Spider Mathematics

Applets show the efficiency of displaying numbers spirally on a spider web instead of a number line. The usual clock face with 12 digits is the basis of arithmetic modulo 12. An applet allows the user to change the clock base from 12 to any other number of digits. This provides a mechanism for introducing arithmetic to different moduli in a visual and engaging way.

Another applet allows the spider to jump along the spiral along the even numbers, along the multiples of 3, or generally along the multiples of any number. The user has the choice of hiding or showing the numbers at any time. When the numbers are hidden the path traced out is better revealed.

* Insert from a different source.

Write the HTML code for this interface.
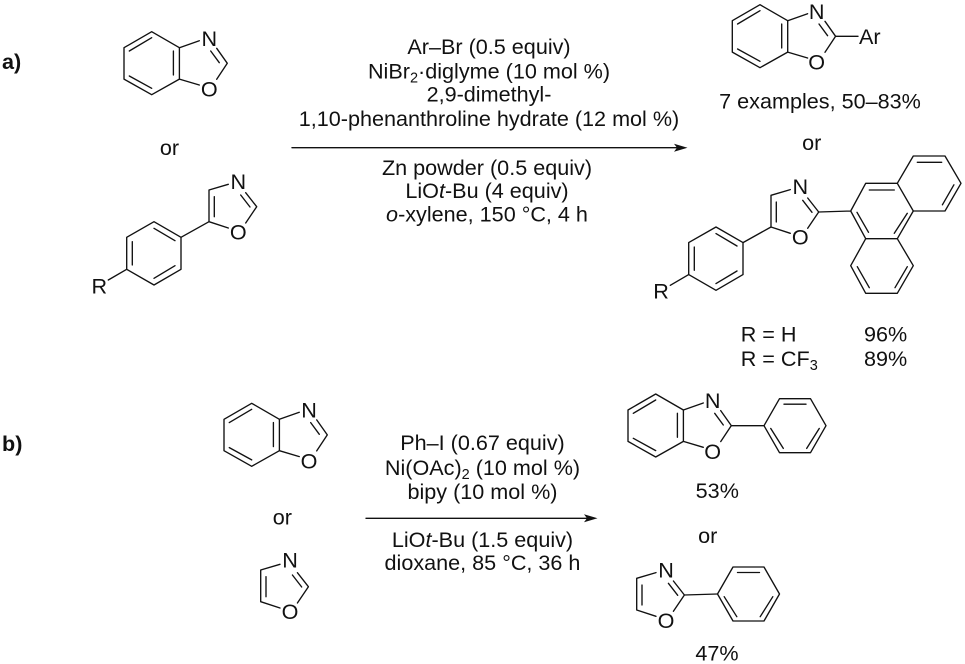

A game involves a fly that lands at some integer on the web. The spider tries to catch the fly by jumping along multiples of 2, or multiples of 3, etc., trying to minimize the number of jumps. Sometimes she catches the fly quickly; sometimes it takes a long time. A tutorial will teach that the optimal strategy is to jump along multiples of 2, 3, 5, 7, 11, etc., following the smallest primes in sequence. The colors of the multiples of 2, 3, 5, etc. will change during the process, and the viewer will see the leftover primes on the web in a different color. After only four trial paths along multiples of 2, 3, 5, 7, all the primes less than 121 will be revealed. Two more trial paths along multiples of 11 and 13 will reveal all primes less than 289. This provides an effective way of generating and discovering primes and is, of course, another way to present the Sieve of Eratosthenes.

A surprising picture is revealed when the clock base is changed to 12. All primes (except 2 and 3) appear along exactly two radial lines (through 1 and 7, and through 5 and 11). A similar alignment appears when the clock base is 6 or 18, due to the fact that the primes greater than 3 are congruent to plus or minus 1 modulo 6.